Jared Kane seeks assistance from Earth after a Prior visits his planet and helps his government build a Kill Sat with which to destroy their rival nation, the Caledonian Federation. The team takes the Prometheus with the intention of destroying the satellite, but the plan is compromised when Daniel and Kane are taken as political prisoners after their attempts to negotiate with the Rand government fail.


"Ethon" provides examples of the following tropes:

  • Bus Crash: Kane reveals that his wife Leda, who developed a close relationship with Daniel while he was stranded on Tegalus, succumbed to a Prior plague and died several months ago.
  • Call-Back: Mitchell repeats O'Neill's line from "Icon" about sticking their noses where they don't belong every time they go through the gate.
  • Continuity Nod:
    • Daniel points out that Tegalus would not be in the mess it is currently if the team had never gone there in the first place.
    • Carter states that she realized the F-302s gave off an electromagnetic pulse on destruction following the battle of Antarctica.
  • Continuous Decompression: Several Prometheus crew members are seen getting sucked out of a window after the hull is breached following the first hit from the satellite.
  • Death Notification: Mitchell states at the end of the episode that he personally delivered the letter to Col.
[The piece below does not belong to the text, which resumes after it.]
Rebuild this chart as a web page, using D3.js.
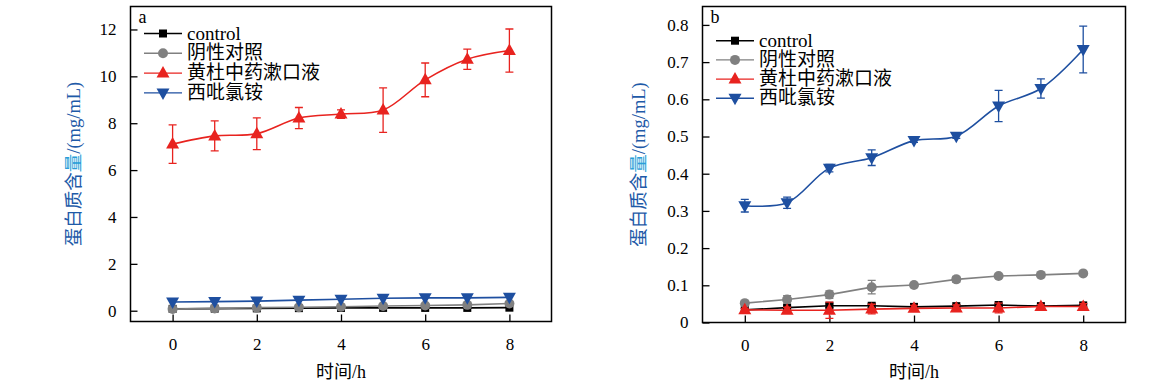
<!DOCTYPE html>
<html><head><meta charset="utf-8">
<script src="https://cdn.jsdelivr.net/npm/d3@7"></script>
<style>
body{margin:0;background:#fff;}
text{font-family:"Liberation Serif","Times New Roman","Noto Sans CJK SC",serif;}
</style></head>
<body><svg id="c" width="1155" height="388"></svg>
<script>
const hours = [0,1,2,3,4,5,6,7,8];
const seriesNames = ["control","阴性对照","黄杜中药漱口液","西吡氯铵"];
const xTicks = [0,2,4,6,8];
// Panel a
const aControl = [0.08,0.09,0.10,0.11,0.12,0.12,0.12,0.12,0.13];
const aNeg = [0.07,0.10,0.13,0.15,0.17,0.20,0.22,0.25,0.31];
const aHD = [7.11,7.46,7.55,8.22,8.39,8.56,9.85,10.73,11.10];
const aHDErr = [0.82,0.64,0.68,0.45,0.18,0.95,0.72,0.43,0.92];
const aCPC = [0.37,0.39,0.41,0.45,0.49,0.53,0.55,0.55,0.57];
const aYTicks = [0,2,4,6,8,10,12];
// Panel b
const bControl = [0.034,0.040,0.045,0.045,0.042,0.044,0.047,0.044,0.046];
const bControlErr = [0.004,0.004,0.005,0.005,0.004,0.004,0.004,0.003,0.004];
const bNeg = [0.052,0.062,0.075,0.095,0.101,0.116,0.125,0.128,0.132];
const bNegErr = [0.004,0.010,0.010,0.018,0.003,0.008,0.004,0.003,0.003];
const bHD = [0.034,0.033,0.033,0.036,0.038,0.039,0.039,0.043,0.043];
const bHDErr = [0.004,0.008,0.022,0.013,0.008,0.008,0.013,0.005,0.008];
const bCPC = [0.314,0.322,0.415,0.443,0.489,0.501,0.582,0.629,0.734];
const bCPCErr = [0.017,0.015,0.010,0.021,0.005,0.006,0.042,0.026,0.063];
const bYTicks = [0,0.1,0.2,0.3,0.4,0.5,0.6,0.7,0.8];

const colors = ["#000000","#808080","#e8231f","#1e4fa0"];
const shapes = ["square","circle","up","down"];

const svg = d3.select("#c");

function marker(g, shape, x, y, color){
  if(shape==="square"){
    g.append("rect").attr("x",x-4).attr("y",y-4).attr("width",8).attr("height",8).attr("fill",color);
  } else if(shape==="circle"){
    g.append("circle").attr("cx",x).attr("cy",y).attr("r",5).attr("fill",color);
  } else if(shape==="up"){
    g.append("path").attr("d",`M${x},${y-7}L${x+6.5},${y+4.5}L${x-6.5},${y+4.5}Z`).attr("fill",color);
  } else {
    g.append("path").attr("d",`M${x},${y+7}L${x+6.5},${y-4.5}L${x-6.5},${y-4.5}Z`).attr("fill",color);
  }
}

function panel(opt){
  const g = svg.append("g");
  const x = d3.scaleLinear().domain([-1,9]).range([opt.x0,opt.x1]);
  const y = d3.scaleLinear().domain(opt.yDomain).range([opt.y1,opt.y0]);
  g.append("rect").attr("x",opt.x0).attr("y",opt.y0).attr("width",opt.x1-opt.x0).attr("height",opt.y1-opt.y0)
    .attr("fill","none").attr("stroke","#000").attr("stroke-width",1.5);
  const ya = d3.axisLeft(y).tickValues(opt.yTicks).tickSize(-7).tickPadding(14).tickFormat(opt.fmt);
  const yg = g.append("g").attr("transform",`translate(${opt.x0},0)`).call(ya);
  yg.select(".domain").remove();
  yg.selectAll("line").attr("stroke-width",1.3);
  yg.selectAll("text").attr("font-size",17).attr("fill","#000");
  const xa = d3.axisBottom(x).tickValues(xTicks).tickSize(-7).tickPadding(16);
  const xg = g.append("g").attr("transform",`translate(0,${opt.y1})`).call(xa);
  xg.select(".domain").remove();
  xg.selectAll("line").attr("stroke-width",1.3);
  xg.selectAll("text").attr("font-size",17).attr("fill","#000");
  const cx = (opt.x0+opt.x1)/2, cy=(opt.y0+opt.y1)/2;
  g.append("text").attr("x",cx).attr("y",378).attr("text-anchor","middle").attr("font-size",18).text("时间/h");
  const yl = g.append("text").attr("transform",`translate(${opt.ylx},${cy}) rotate(-90)`).attr("text-anchor","middle")
    .attr("font-size",18.5).attr("fill","#1e5aa8");
  yl.append("tspan").text("蛋白质含");
  yl.append("tspan").attr("fill","#2a9fd8").text("量");
  yl.append("tspan").text("/(mg/mL)");
  opt.series.forEach((s,i)=>{
    const sg = g.append("g");
    const pts = hours.map((h,j)=>[x(h),y(s.v[j])]);
    const line = d3.line().curve(s.smooth? d3.curveCatmullRom.alpha(0.5) : d3.curveLinear);
    sg.append("path").attr("d",line(pts)).attr("fill","none").attr("stroke",colors[i]).attr("stroke-width",1.6);
    if(s.e){
      hours.forEach((h,j)=>{
        const xx=x(h), t=y(s.v[j]+s.e[j]), b=y(s.v[j]-s.e[j]);
        sg.append("path").attr("d",`M${xx},${t}V${b}M${xx-4},${t}H${xx+4}M${xx-4},${b}H${xx+4}`)
          .attr("stroke",colors[i]).attr("stroke-width",1.3).attr("fill","none");
      });
    }
    pts.forEach(p=>marker(sg,shapes[i],p[0],p[1],colors[i]));
  });
  g.append("text").attr("x",opt.x0+8).attr("y",opt.y0+16).attr("font-size",18).text(opt.letter);
  seriesNames.forEach((n,i)=>{
    const ly = opt.legY + i*opt.legStep;
    g.append("line").attr("x1",opt.legX).attr("x2",opt.legX+38).attr("y1",ly).attr("y2",ly)
      .attr("stroke",colors[i]).attr("stroke-width",1.4);
    marker(g,shapes[i],opt.legX+19,ly,colors[i]);
    g.append("text").attr("x",opt.legX+43).attr("y",ly+6).attr("font-size",19).text(n);
  });
}

panel({x0:130.5,x1:551.5,y0:6.5,y1:321.5,yDomain:[-0.46,12.98],yTicks:aYTicks,fmt:d3.format("d"),
  ylx:80,letter:"a",legX:144,legY:33.5,legStep:19.8,
  series:[{v:aControl},{v:aNeg},{v:aHD,e:aHDErr,smooth:true},{v:aCPC}]});

panel({x0:702.5,x1:1125.5,y0:6.5,y1:322.5,yDomain:[0,0.8495],yTicks:bYTicks,fmt:d=>d===0?"0":d3.format(".1f")(d),
  ylx:645,letter:"b",legX:716,legY:40.7,legStep:19.2,
  series:[{v:bControl,e:bControlErr},{v:bNeg,e:bNegErr},{v:bHD,e:bHDErr},{v:bCPC,e:bCPCErr,smooth:true}]});
</script></body></html>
Pendergast's family.
  • Determinator: Daniel comments on his own total inability to accept defeat after the Prometheus is destroyed while he and Kane are imprisoned on charges of treason:
    Kane: Do you ever give up?
    Daniel: Not until I'm dead... and sometimes not even then.
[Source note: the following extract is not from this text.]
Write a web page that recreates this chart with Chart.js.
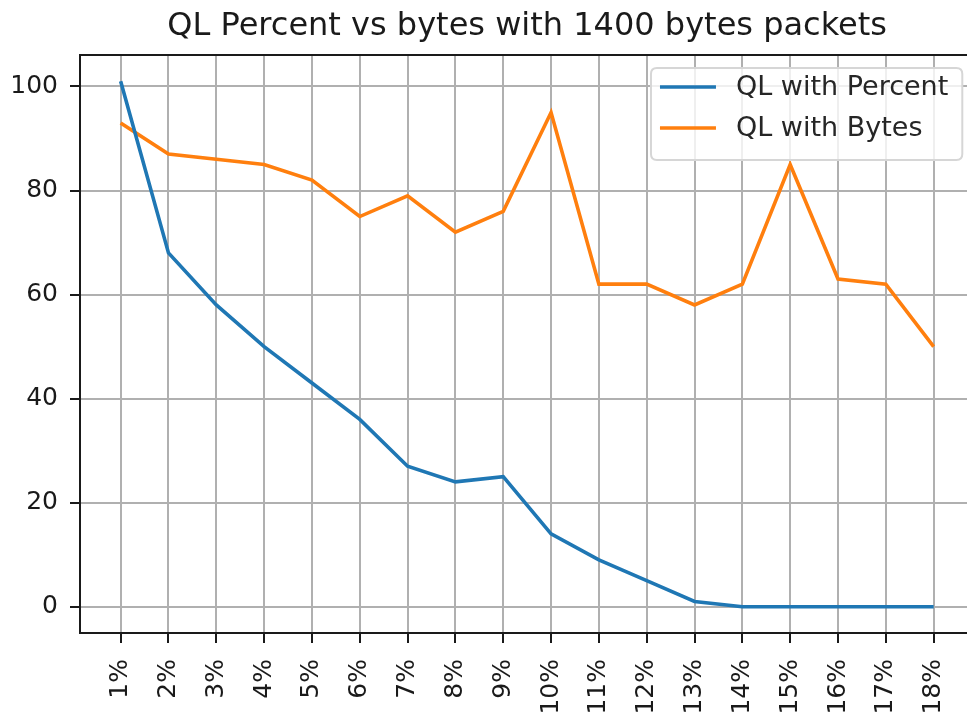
<!DOCTYPE html>
<html>
<head>
<meta charset="utf-8">
<script src="https://cdn.jsdelivr.net/npm/chart.js@4/dist/chart.umd.min.js"></script>
<style>
html,body{margin:0;padding:0;background:#fff;overflow:hidden;width:967px;height:713px;}
canvas{display:block;}
</style>
</head>
<body>
<canvas id="c" width="976" height="713" style="width:976px;height:713px"></canvas>
<script>
const categories = ["1%","2%","3%","4%","5%","6%","7%","8%","9%","10%","11%","12%","13%","14%","15%","16%","17%","18%"];
const qlPercent = [101,68,58,50,43,36,27,24,25,14,9,5,1,0,0,0,0,0];
const qlBytes = [93,87,86,85,82,75,79,72,76,95,62,62,58,62,85,63,62,50];
const yTicks = [0,20,40,60,80,100];
const titleText = "QL Percent vs bytes with 1400 bytes packets";
const seriesNames = ["QL with Percent","QL with Bytes"];

const FONT = "'DejaVu Sans', sans-serif";

const frame = {
  id: 'frame',
  afterDatasetsDraw(chart) {
    const {ctx, chartArea: a} = chart;
    ctx.save();
    ctx.strokeStyle = '#1a1a1a';
    ctx.lineWidth = 2;
    ctx.strokeRect(a.left, a.top, a.right - a.left, a.bottom - a.top);
    ctx.restore();
  },
  afterDraw(chart) {
    const {ctx, chartArea: a} = chart;
    const ds = chart.data.datasets;
    ctx.save();
    const fs = 27;
    ctx.font = fs + "px " + FONT;
    const rowH = 41;
    let maxW = 0;
    ds.forEach(d => { maxW = Math.max(maxW, ctx.measureText(d.label).width); });
    const lineLen = 56, gap = 20, padX = 9, padY = 9;
    const w = padX + lineLen + gap + maxW + 14;
    const h = padY * 2 + rowH * ds.length - 8;
    const x = a.right - 12 - w;
    const y = a.top + 13;
    const r = 6;
    ctx.beginPath();
    ctx.moveTo(x + r, y);
    ctx.lineTo(x + w - r, y);
    ctx.quadraticCurveTo(x + w, y, x + w, y + r);
    ctx.lineTo(x + w, y + h - r);
    ctx.quadraticCurveTo(x + w, y + h, x + w - r, y + h);
    ctx.lineTo(x + r, y + h);
    ctx.quadraticCurveTo(x, y + h, x, y + h - r);
    ctx.lineTo(x, y + r);
    ctx.quadraticCurveTo(x, y, x + r, y);
    ctx.closePath();
    ctx.fillStyle = 'rgba(255,255,255,0.8)';
    ctx.fill();
    ctx.strokeStyle = '#d6d6d6';
    ctx.lineWidth = 2;
    ctx.stroke();
    ds.forEach((d, i) => {
      const cy = y + padY + 10 + i * rowH;
      ctx.strokeStyle = d.borderColor;
      ctx.lineWidth = 3.6;
      ctx.beginPath();
      ctx.moveTo(x + padX, cy);
      ctx.lineTo(x + padX + lineLen, cy);
      ctx.stroke();
      ctx.fillStyle = '#262626';
      ctx.textBaseline = 'middle';
      ctx.textAlign = 'left';
      ctx.fillText(d.label, x + padX + lineLen + gap, cy + 1);
    });
    ctx.restore();
  }
};

new Chart(document.getElementById('c'), {
  type: 'line',
  data: {
    datasets: [
      {label: seriesNames[0], data: qlPercent.map((v, i) => ({x: i, y: v})), borderColor: '#1f77b4', backgroundColor: '#1f77b4', borderWidth: 3.6, pointRadius: 0, tension: 0},
      {label: seriesNames[1], data: qlBytes.map((v, i) => ({x: i, y: v})), borderColor: '#ff7f0e', backgroundColor: '#ff7f0e', borderWidth: 3.6, pointRadius: 0, tension: 0}
    ]
  },
  options: {
    responsive: false,
    animation: false,
    layout: {padding: {left: 0, right: 1.7, top: 0, bottom: 0}},
    plugins: {
      legend: {display: false},
      tooltip: {enabled: false},
      title: {
        display: true,
        text: titleText,
        fullSize: false,
        color: '#1a1a1a',
        font: {family: FONT, size: 32, weight: 'normal', lineHeight: 1.2},
        padding: {top: 7, bottom: 9.6}
      }
    },
    scales: {
      x: {
        type: 'linear',
        min: -0.85,
        max: 17.85,
        afterFit(s) { s.height = 80; s.paddingLeft = 0; s.paddingRight = 0; },
        afterBuildTicks(s) { s.ticks = categories.map((c, i) => ({value: i})); },
        ticks: {
          autoSkip: false,
          maxRotation: 90,
          minRotation: 90,
          padding: 16,
          color: '#1a1a1a',
          font: {family: FONT, size: 25},
          callback: (v) => categories[v]
        },
        grid: {color: '#b0b0b0', lineWidth: 2, tickLength: 10, tickColor: '#1a1a1a', tickWidth: 2},
        border: {display: true, color: '#1a1a1a', width: 2}
      },
      y: {
        type: 'linear',
        min: -5.05,
        max: 106.05,
        afterFit(s) { s.width = 80; s.paddingTop = 0; s.paddingBottom = 0; },
        afterBuildTicks(s) { s.ticks = yTicks.map(v => ({value: v})); },
        ticks: {
          padding: 12,
          color: '#1a1a1a',
          font: {family: FONT, size: 25},
          callback: (v) => String(v)
        },
        grid: {color: '#b0b0b0', lineWidth: 2, tickLength: 10, tickColor: '#1a1a1a', tickWidth: 2},
        border: {display: true, color: '#1a1a1a', width: 2}
      }
    }
  },
  plugins: [frame]
});
</script>
</body>
</html>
  • Downer Ending: The episode ends with Daniel and Mitchell sullenly sharing cans of cheap beer following the revelation that Rand and Caledonia ended up destroying each other despite their best efforts, meaning that the loss of the Prometheus was in vain.
  • Drowning My Sorrows: Mitchell pops open a can of cheap beer, hands it to Daniel, and opens one for himself. Mitchell tries to be Mr. Exposition, but all he and Daniel say boils down to "Rough day."
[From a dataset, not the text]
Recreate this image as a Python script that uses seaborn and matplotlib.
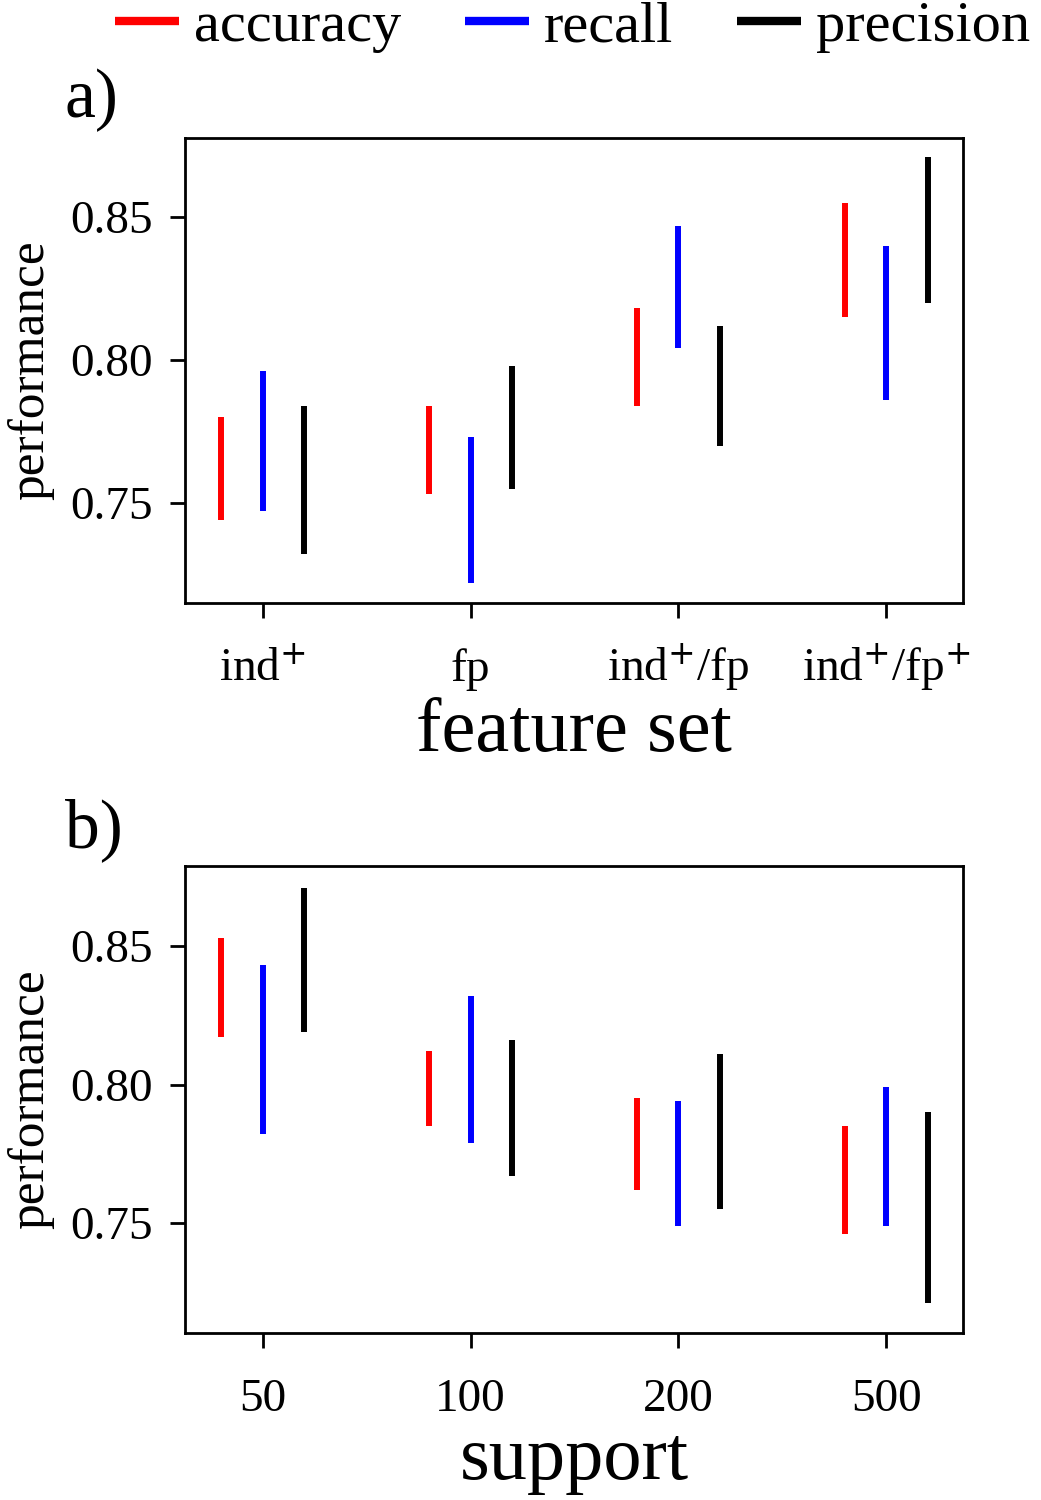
import pandas as pd
import numpy as np
import seaborn as sns
import matplotlib.pyplot as plt
from matplotlib.lines import Line2D

# Ranges (low, high) of each metric
feature_sets = ["ind$^{+}$", "fp", "ind$^{+}$/fp", "ind$^{+}$/fp$^{+}$"]
acc_a_lo = [0.744, 0.753, 0.784, 0.815]
acc_a_hi = [0.780, 0.784, 0.818, 0.855]
rec_a_lo = [0.747, 0.722, 0.804, 0.786]
rec_a_hi = [0.796, 0.773, 0.847, 0.840]
pre_a_lo = [0.732, 0.755, 0.770, 0.820]
pre_a_hi = [0.784, 0.798, 0.812, 0.871]

supports = ["50", "100", "200", "500"]
acc_b_lo = [0.817, 0.785, 0.762, 0.746]
acc_b_hi = [0.853, 0.812, 0.795, 0.785]
rec_b_lo = [0.782, 0.779, 0.749, 0.749]
rec_b_hi = [0.843, 0.832, 0.794, 0.799]
pre_b_lo = [0.819, 0.767, 0.755, 0.721]
pre_b_hi = [0.871, 0.816, 0.811, 0.790]

metrics = ["accuracy", "recall", "precision"]
colors = {"accuracy": "red", "recall": "blue", "precision": "black"}


def long_table(cats, ranges):
    rows = []
    for metric, (lo, hi) in zip(metrics, ranges):
        for c, l, h in zip(cats, lo, hi):
            rows.append({"cat": c, "metric": metric, "value": l})
            rows.append({"cat": c, "metric": metric, "value": h})
    return pd.DataFrame(rows)


df_a = long_table(feature_sets, [(acc_a_lo, acc_a_hi), (rec_a_lo, rec_a_hi), (pre_a_lo, pre_a_hi)])
df_b = long_table(supports, [(acc_b_lo, acc_b_hi), (rec_b_lo, rec_b_hi), (pre_b_lo, pre_b_hi)])

sns.set_theme(style="ticks")
plt.rcParams['font.family'] = ['Liberation Serif', 'DejaVu Serif']
plt.rcParams['mathtext.fontset'] = 'custom'
plt.rcParams['mathtext.rm'] = 'DejaVu Serif'
plt.rcParams['mathtext.it'] = 'DejaVu Serif:italic'
plt.rcParams['lines.solid_capstyle'] = 'butt'
for k in ['text.color', 'axes.labelcolor', 'xtick.color', 'ytick.color']:
    plt.rcParams[k] = 'black'

fig = plt.figure(figsize=(10.41, 15), dpi=100)
ax_a = fig.add_axes([0.1777, 0.598, 0.7473, 0.310])
ax_b = fig.add_axes([0.1777, 0.1113, 0.7473, 0.3114])

panels = [
    (ax_a, df_a, feature_sets, "feature set", (0.715, 0.8776), "a)", 1 - 100 / 1500),
    (ax_b, df_b, supports, "support", (0.7103, 0.8789), "b)", 1 - 830 / 1500),
]

for ax, df, cats, xlabel, ylim, tag, tag_y in panels:
    sns.pointplot(
        data=df, x="cat", y="value", hue="metric", order=cats,
        hue_order=metrics, palette=colors, errorbar=("pi", 100),
        dodge=0.4, markers="None", linestyles="none",
        err_kws={"linewidth": 4.3}, capsize=0, legend=False, ax=ax,
    )
    ax.set_xlim(-0.375, 3.37)
    ax.set_ylim(*ylim)
    ax.set_yticks([0.75, 0.80, 0.85])
    ax.set_yticklabels(["0.75", "0.80", "0.85"])
    ax.tick_params(axis="both", labelsize=34, length=11, width=2, direction="out", pad=12)
    # baseline-align x tick labels so superscripts don't push them down
    ax.tick_params(axis="x", pad=45)
    for lab in ax.get_xticklabels():
        lab.set_verticalalignment("baseline")
    for s in ax.spines.values():
        s.set_linewidth(2)
        s.set_color("black")
    ax.set_xlabel(xlabel, fontsize=55, labelpad=4)
    ax.set_ylabel("performance", fontsize=37, labelpad=12)
    fig.text(0.062, tag_y, tag, fontsize=50, ha="left", va="center")

handles = [Line2D([0], [0], color=colors[m], lw=6) for m in metrics]
fig.legend(handles, metrics, loc="center", bbox_to_anchor=(0.55, 0.982), ncol=3,
           frameon=False, fontsize=42, handlelength=1.1, handletextpad=0.25,
           columnspacing=1.1, borderpad=0)

fig.savefig("out.png", dpi=100)
plt.close()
  • Explosions in Space: When the Prometheus is destroyed.
  • Foreshadowing: The Rand satellite's Curb-Stomp Battle of Prometheus foreshadows how easily the Ori will destroy Earth, Goa'uld, and Asgard ships.
  • Going Down with the Ship: Pendergast chooses to stay on the bridge as the Prometheus is blowing up around him to oversee the evacuation of the crew.
  • Kill Sat: Kane reveals that the Ori have supplied one to the Rand government and asks for the team's help in destroying it before it can be used against Caledonia. Unfortunately things don't quite go according to plan, and the satellite is used to take down the Prometheus instead.
  • Killed Off for Real: Colonel Lionel Pendergast, commander of the Prometheus.
  • Know When to Fold 'Em: Pendergast tries to surrender to the Rand government after the Prometheus is badly damaged from the satellite's first attack. President Nadal isn't having it, however, and fires again, destroying the ship.
  • Mauve Shirt: Kevin Marks, pilot and weapons officer on the Prometheus, survives this episode and goes on to pilot every subsequent American hyperdrive-equipped ship across all three series and a movie without ever rising above the status of minor recurring character.
  • Narrow Annihilation Escape: Even after the Caledonians agree to a ceasefire, a fight breaks out in the Rand command center, and tensions are later implied to have boiled over into an all-out war. The SGC is unable to later dial into Tegalus' Stargate, and it's again implied that the planet destroyed itself in mutually-assured destruction.
  • Nice Job Breaking It, Hero: Daniel and Kane both state at various points that they are at least partially responsible for the current political situation on Tegalus due to their actions in "Icon".
  • Sacrificial Lion: The Prometheus.
  • Sadistic Choice: Mitchell and Carter are faced with the choice of either destroying the satellite while Daniel is still being held as a political prisoner in Rand and potentially losing any chance to negotiate for his release, or aborting the mission to take out the satellite and endangering the citizens of Caledonia. Carter eventually points out that Daniel wouldn't want them to potentially sacrifice thousands of innocent lives for him, but their initial hesitation has some very dire consequences.
  • Sanity Slippage: President Nadal, who is incredibly paranoid about Caledonian spies and has been completely taken in by the Ori. It gets to the point where he's eventually killed by his own second-in-command after violating an international treaty that had been agreed on seconds beforehand.
  • Sequel Episode: To "Icon".
  • Shoot the Shaggy Dog: The team spends the entire episode trying to prevent Tegalus from tipping over into an all-out world war; Daniel eventually manages to broker a ceasefire that would allow Rand to keep their satellite while the Caledonians move to another planet, but the talks break down shortly after the team leave and the two countries end up wiping each other out anyway, making the destruction of the Prometheus and Pendergast's sacrifice completely pointless.
  • Some Kind Of Forcefield: The satellite turns out to be protected by one after the Prometheus fires on it, something which Carter hadn't anticipated due to the plans that Kane had given her being incomplete.
  • Space Cold War: The situation between Rand and Caledonia, though it pretty much tips over into just plain war by the end of the episode.
  • Talking Your Way Out: Daniel negotiates a truce between Rand and Caledonia that allows the team and the surviving crew of the Prometheus to leave the planet unharmed, though this is subverted somewhat by the negotiations failing after their departure.
  • Underestimating Badassery: SG-1 and the Prometheus crew underestimate the Ori satellite, both because it was built by a lower-technology civilization and because the incomplete blueprints they had lacked crucial information about its shield and power source. This leads to the destruction of the Prometheus.
  • Wham Episode: Earth's first interstellar warship, Prometheus, is destroyed.
  • What Did You Expect When You Named It ____?: Lampshaded by the title of the episode itself; in Greek mythology, "Ethon" is the name of the eagle that ate Prometheus's liver as punishment for stealing fire from the gods to give to mankind, making it a rather fitting title for the episode in which his namesake is destroyed by the followers of a Religion of Evil. And all the way back in Unnatural Selection, O'Neill lampshaded the unfortunate nature of the name:
    Carter: The code name for the project is Prometheus. What's wrong with that?
    O'Neill: It's a Greek tragedy. Who wants that?
  • What Happened to the Mouse?: It's not made clear exactly what happens to Jared Kane, but presumably he's killed in the war that breaks out on Tegalus after the team's departure.